Tomorrow, the markets make an example out of Greece in order to send a message
to the US. But they'd better watch out, it could backfire. Congress now has a
taste of the thrill of writing a (raise pinky) one trillion dollar check. If
another AIG starts to look shaky...

------
ww520
I've gone through the News channel in topchan.tv, which has multiple sources.
Out of 180 of news clips for today, only four are related to the Greek
bailout. AlJazeera has more details and it mentioned partial default, in the
sense that the lenders would take a loss.

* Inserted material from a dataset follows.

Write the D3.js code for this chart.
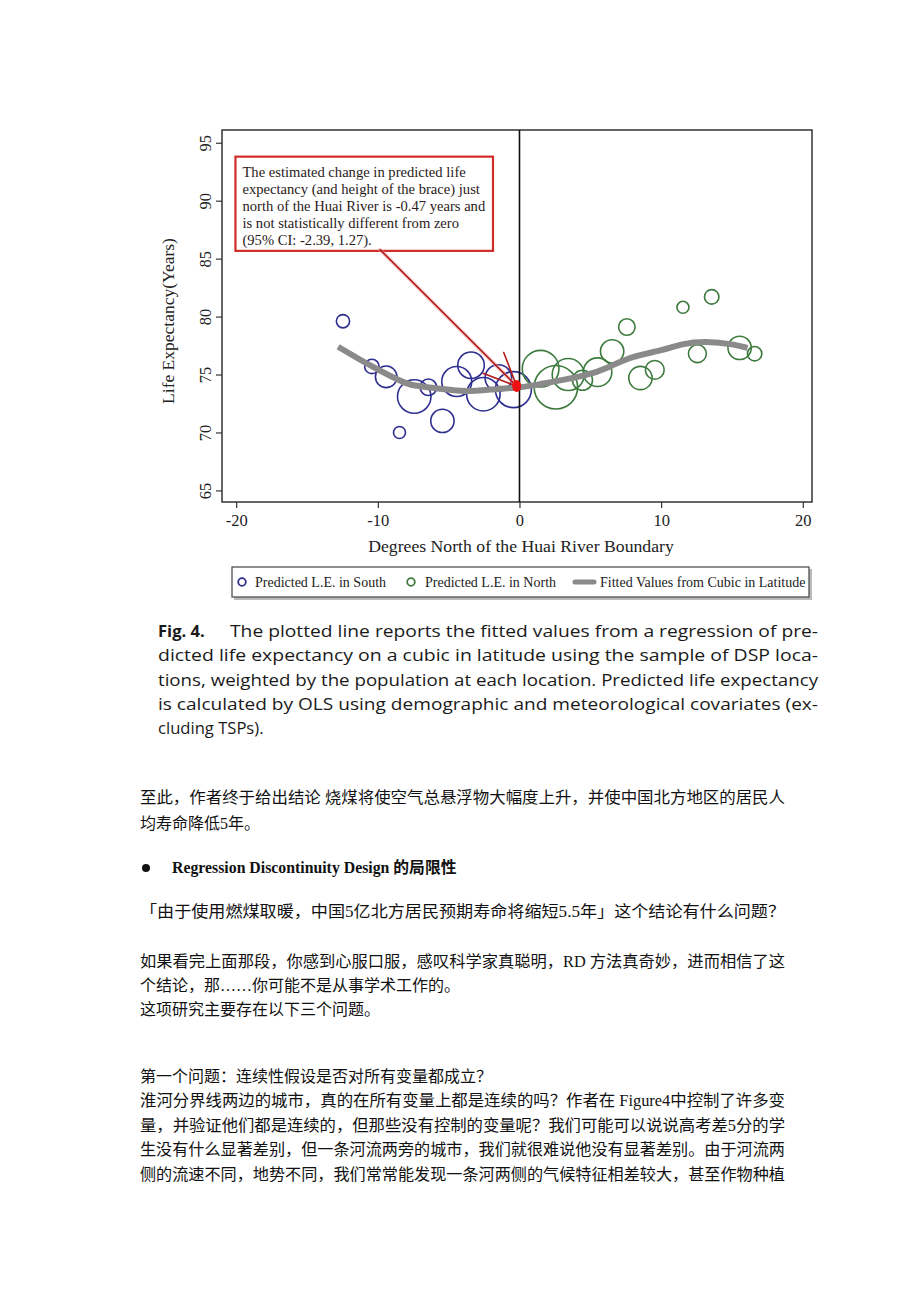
<!DOCTYPE html>
<html><head><meta charset="utf-8">
<script src="https://cdn.jsdelivr.net/npm/d3@7"></script>
<style>
html,body{margin:0;padding:0;background:#fff;}
svg{display:block;}
</style></head>
<body>
<svg id="page" width="920" height="1302"></svg>
<script>
// ---------- data ----------
const southX = [-12.46,-10.42,-9.41,-7.43,-6.43,-8.47,-5.44,-4.43,-3.42,-2.55,-1.49,-0.43];
const southY = [79.6,75.7,74.8,73.1,73.9,70.0,71.0,74.4,75.8,73.3,74.7,73.7];
const southW = [11,13,29,70,17,9,34,56,44,70,44,81];
const northX = [1.49,2.57,3.44,4.45,5.51,6.54,7.58,8.54,9.55,11.54,13.57,12.56,15.54,16.6];
const northY = [75.5,73.9,75.0,74.5,75.2,77.0,79.1,74.7,75.4,80.8,81.7,76.8,77.3,76.8];
const northW = [84,118,64,25,51,34,17,34,22,9,13,20,34,13];
const fitX = [-12.8,-10.4,-8.1,-6.75,-4.1,-2.1,0,1.6,4.5,6.4,8.0,10.0,11.5,13.2,15.0,16.1];
const fitY = [77.4,75.7,74.3,73.95,73.6,73.7,73.9,74.2,74.9,75.7,76.5,77.1,77.6,77.8,77.6,77.3];
const xTicks = [-20,-10,0,10,20];
const yTicks = [65,70,75,80,85,90,95];
const jumpPoint = {x:-0.2, y:74.0};
const arrowStart = {x:-9.83, y:85.76};
const noteBox = {x0:-20.05, x1:-1.87, y0:93.8, y1:85.67};
const noteLines = [
 "The estimated change in predicted life",
 "expectancy (and height of the brace) just",
 "north of the Huai River is -0.47 years and",
 "is not statistically different from zero",
 "(95% CI: -2.39, 1.27)."
];
const legendItems = ["Predicted L.E. in South","Predicted L.E. in North","Fitted Values from Cubic in Latitude"];
const captionLines = [
 "The plotted line reports the fitted values from a regression of pre-",
 "dicted life expectancy on a cubic in latitude using the sample of DSP loca-",
 "tions, weighted by the population at each location. Predicted life expectancy",
 "is calculated by OLS using demographic and meteorological covariates (ex-",
 "cluding TSPs)."
];
const bodyLines = [
 {t:"至此，作者终于给出结论 烧煤将使空气总悬浮物大幅度上升，并使中国北方地区的居民人", y:803, full:true},
 {t:"均寿命降低5年。", y:829},
 {t:"「由于使用燃煤取暖，中国5亿北方居民预期寿命将缩短5.5年」这个结论有什么问题？", y:917, full:true},
 {t:"如果看完上面那段，你感到心服口服，感叹科学家真聪明，RD 方法真奇妙，进而相信了这", y:967, full:true},
 {t:"个结论，那……你可能不是从事学术工作的。", y:991},
 {t:"这项研究主要存在以下三个问题。", y:1015},
 {t:"第一个问题：连续性假设是否对所有变量都成立？", y:1082},
 {t:"淮河分界线两边的城市，真的在所有变量上都是连续的吗？作者在 Figure4中控制了许多变", y:1106, full:true},
 {t:"量，并验证他们都是连续的，但那些没有控制的变量呢？我们可能可以说说高考差5分的学", y:1131, full:true},
 {t:"生没有什么显著差别，但一条河流两旁的城市，我们就很难说他没有显著差别。由于河流两", y:1155, full:true},
 {t:"侧的流速不同，地势不同，我们常常能发现一条河两侧的气候特征相差较大，甚至作物种植", y:1180, full:true}
];

// ---------- layout ----------
const svg = d3.select("#page");
svg.append("rect").attr("width",920).attr("height",1302).attr("fill","#fff");
const L = 222, R = 812, T = 130, B = 502;
const x = d3.scaleLinear().domain([-21.0, 20.65]).range([L, R]);
const y = d3.scaleLinear().domain([64.0, 96.1]).range([B, T]);
const rScale = d3.scaleSqrt().domain([0,100]).range([0,20]);
const serif = "'Liberation Serif','Times New Roman',serif";
const blue = "#2e2e90", green = "#3d7a3d", grayLine = "#8a8a8a";

const g = svg.append("g");

// axes
const yAxis = g.append("g").attr("transform",`translate(${L},0)`)
  .call(d3.axisLeft(y).tickValues(yTicks).tickFormat(d=>String(d)).tickSize(6).tickSizeOuter(0));
yAxis.select(".domain").remove();
yAxis.selectAll("line").attr("stroke","#333").attr("stroke-width",1.2);
yAxis.selectAll("text").attr("transform","rotate(-90)").attr("x",0).attr("y",-11).attr("dy",0)
  .attr("text-anchor","middle").attr("font-family",serif).attr("font-size",16.5).attr("fill","#222");

const xAxis = g.append("g").attr("transform",`translate(0,${B})`)
  .call(d3.axisBottom(x).tickValues(xTicks).tickFormat(d=>String(d)).tickSize(6).tickSizeOuter(0));
xAxis.select(".domain").remove();
xAxis.selectAll("line").attr("stroke","#333").attr("stroke-width",1.2);
xAxis.selectAll("text").attr("y",12).attr("dy","0.71em").attr("font-family",serif).attr("font-size",16.5).attr("fill","#222");

// frame
g.append("rect").attr("x",L).attr("y",T).attr("width",R-L).attr("height",B-T)
  .attr("fill","none").attr("stroke","#333").attr("stroke-width",1.5);

// titles
g.append("text").attr("transform",`translate(174,${(T+B)/2+5}) rotate(-90)`).attr("text-anchor","middle")
  .attr("font-family",serif).attr("font-size",17.5).attr("fill","#222").text("Life Expectancy(Years)");
g.append("text").attr("x",(L+R)/2+4).attr("y",552).attr("text-anchor","middle")
  .attr("font-family",serif).attr("font-size",17.7).attr("fill","#222").text("Degrees North of the Huai River Boundary");

// scatter
const south = southX.map((v,i)=>({x:v,y:southY[i],w:southW[i]}));
const north = northX.map((v,i)=>({x:v,y:northY[i],w:northW[i]}));
g.append("g").selectAll("circle").data(south).join("circle")
  .attr("cx",d=>x(d.x)).attr("cy",d=>y(d.y)).attr("r",d=>rScale(d.w))
  .attr("fill","none").attr("stroke",blue).attr("stroke-width",1.6);
g.append("g").selectAll("circle").data(north).join("circle")
  .attr("cx",d=>x(d.x)).attr("cy",d=>y(d.y)).attr("r",d=>rScale(d.w))
  .attr("fill","none").attr("stroke",green).attr("stroke-width",1.6);

// fitted line
const fit = fitX.map((v,i)=>[v,fitY[i]]);
g.append("path").datum(fit)
  .attr("d",d3.line().x(d=>x(d[0])).y(d=>y(d[1])).curve(d3.curveNatural))
  .attr("fill","none").attr("stroke",grayLine).attr("stroke-width",6).attr("stroke-linecap","butt");

// vertical line at 0
g.append("line").attr("x1",x(0)).attr("x2",x(0)).attr("y1",T).attr("y2",B)
  .attr("stroke","#111").attr("stroke-width",1.6);

// annotation box
g.append("rect").attr("x",x(noteBox.x0)).attr("y",y(noteBox.y0))
  .attr("width",x(noteBox.x1)-x(noteBox.x0)).attr("height",y(noteBox.y1)-y(noteBox.y0))
  .attr("fill","#fff").attr("stroke","#d42a2a").attr("stroke-width",2.2);
g.append("g").selectAll("text").data(noteLines).join("text")
  .attr("x",x(noteBox.x0)+7).attr("y",(d,i)=>y(noteBox.y0)+20+i*17)
  .attr("font-family",serif).attr("font-size",14.6).attr("fill","#2a1a1a").text(d=>d);

// arrow
const ax0 = x(arrowStart.x), ay0 = y(arrowStart.y), ax1 = x(jumpPoint.x), ay1 = y(jumpPoint.y);
const ang = Math.atan2(ay1-ay0, ax1-ax0);
const arrow = g.append("g").attr("stroke","#b51a1a").attr("stroke-width",1.6).attr("stroke-linecap","round");
arrow.append("line").attr("x1",ax0).attr("y1",ay0).attr("x2",ax1).attr("y2",ay1)
  .attr("stroke","#f2a0a0").attr("stroke-width",4).attr("opacity",0.5);
arrow.append("line").attr("x1",ax0).attr("y1",ay0).attr("x2",ax1).attr("y2",ay1);
[-0.42,0.42].forEach(da=>{
  arrow.append("line").attr("x1",ax1).attr("y1",ay1)
    .attr("x2",ax1-36*Math.cos(ang+da)).attr("y2",ay1-36*Math.sin(ang+da));
});
g.append("ellipse").attr("cx",ax1).attr("cy",ay1).attr("rx",4.5).attr("ry",6).attr("fill","#ee1111");

// legend
const lg = svg.append("g");
lg.append("rect").attr("x",234).attr("y",569).attr("width",578).attr("height",31).attr("fill","#bbb");
lg.append("rect").attr("x",232).attr("y",567).attr("width",577).attr("height",30)
  .attr("fill","#fff").attr("stroke","#444").attr("stroke-width",1.2);
const lgY = 582;
lg.append("circle").attr("cx",242).attr("cy",lgY).attr("r",3.8).attr("fill","none").attr("stroke",blue).attr("stroke-width",1.8);
lg.append("circle").attr("cx",411).attr("cy",lgY).attr("r",3.8).attr("fill","none").attr("stroke",green).attr("stroke-width",1.8);
lg.append("line").attr("x1",575).attr("x2",594).attr("y1",lgY).attr("y2",lgY).attr("stroke",grayLine).attr("stroke-width",5).attr("stroke-linecap","round");
const lgX = [255,425,600];
lg.selectAll("text.lt").data(legendItems).join("text").attr("class","lt")
  .attr("x",(d,i)=>lgX[i]).attr("y",lgY+5)
  .attr("font-family",serif).attr("font-size",14).attr("fill","#222").text(d=>d);

// caption
const cap = svg.append("g").attr("font-family","'Open Sans','Noto Sans',sans-serif").attr("font-size",16.6).attr("fill","#1a1a1a");
cap.append("text").attr("x",158).attr("y",637).attr("font-weight","bold").text("Fig. 4.");
const capStarts = [230,158,158,158,158];
const capEnds = [818,818,818,818,null];
const capY = [637,661,686,710,734];
captionLines.forEach((t,i)=>{
  const tx = cap.append("text").attr("x",capStarts[i]).attr("y",capY[i]).text(t);
  if(capEnds[i]) tx.attr("textLength",capEnds[i]-capStarts[i]).attr("lengthAdjust","spacingAndGlyphs");
});

// body text
const body = svg.append("g").attr("font-family","'Liberation Serif','Noto Sans CJK SC',serif")
  .attr("font-size",16).attr("fill","#111");
bodyLines.forEach(l=>{
  const tx = body.append("text").attr("x",140).attr("y",l.y).text(l.t);
  if(l.full) tx.attr("textLength",645).attr("lengthAdjust","spacingAndGlyphs");
});
body.append("circle").attr("cx",146).attr("cy",868).attr("r",4).attr("fill","#111");
body.append("text").attr("x",172).attr("y",873).attr("font-weight","bold").attr("font-size",15.8).text("Regression Discontinuity Design 的局限性");
</script>
</body></html>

france24: Fresh multi-billion euro bailout expected for Greece
<http://www.topchan.tv/show/public1/1/News/2011-07-21.06.h/58>

france24: Sarkozy and Merkel strike deal ahead of Greece talks
<http://www.topchan.tv/show/public1/1/News/2011-07-21.06.h/59>

Euronews: Nervous Greeks await their economic fate
<http://www.topchan.tv/show/public1/1/News/2011-07-21.18.h/7>

AlJazeeraEnglish: Greece's second bailout
<http://www.topchan.tv/show/public1/1/News/2011-07-21.18.h/11>

------
flocial
The EU sort of rescued Greece, now Greece sort of defaults. Portugal, Spain,
and Italy are not that far behind. The biggest problem, aside from Greece's
fiscal mess, is that Germany can't muster up enough political support to clean
up after their mess more decisively despite the fact that they are now in the
same monetary union. The catch 22 of these financial crises is that inaction
will result in financial meltdown, decisive rescues political suicide.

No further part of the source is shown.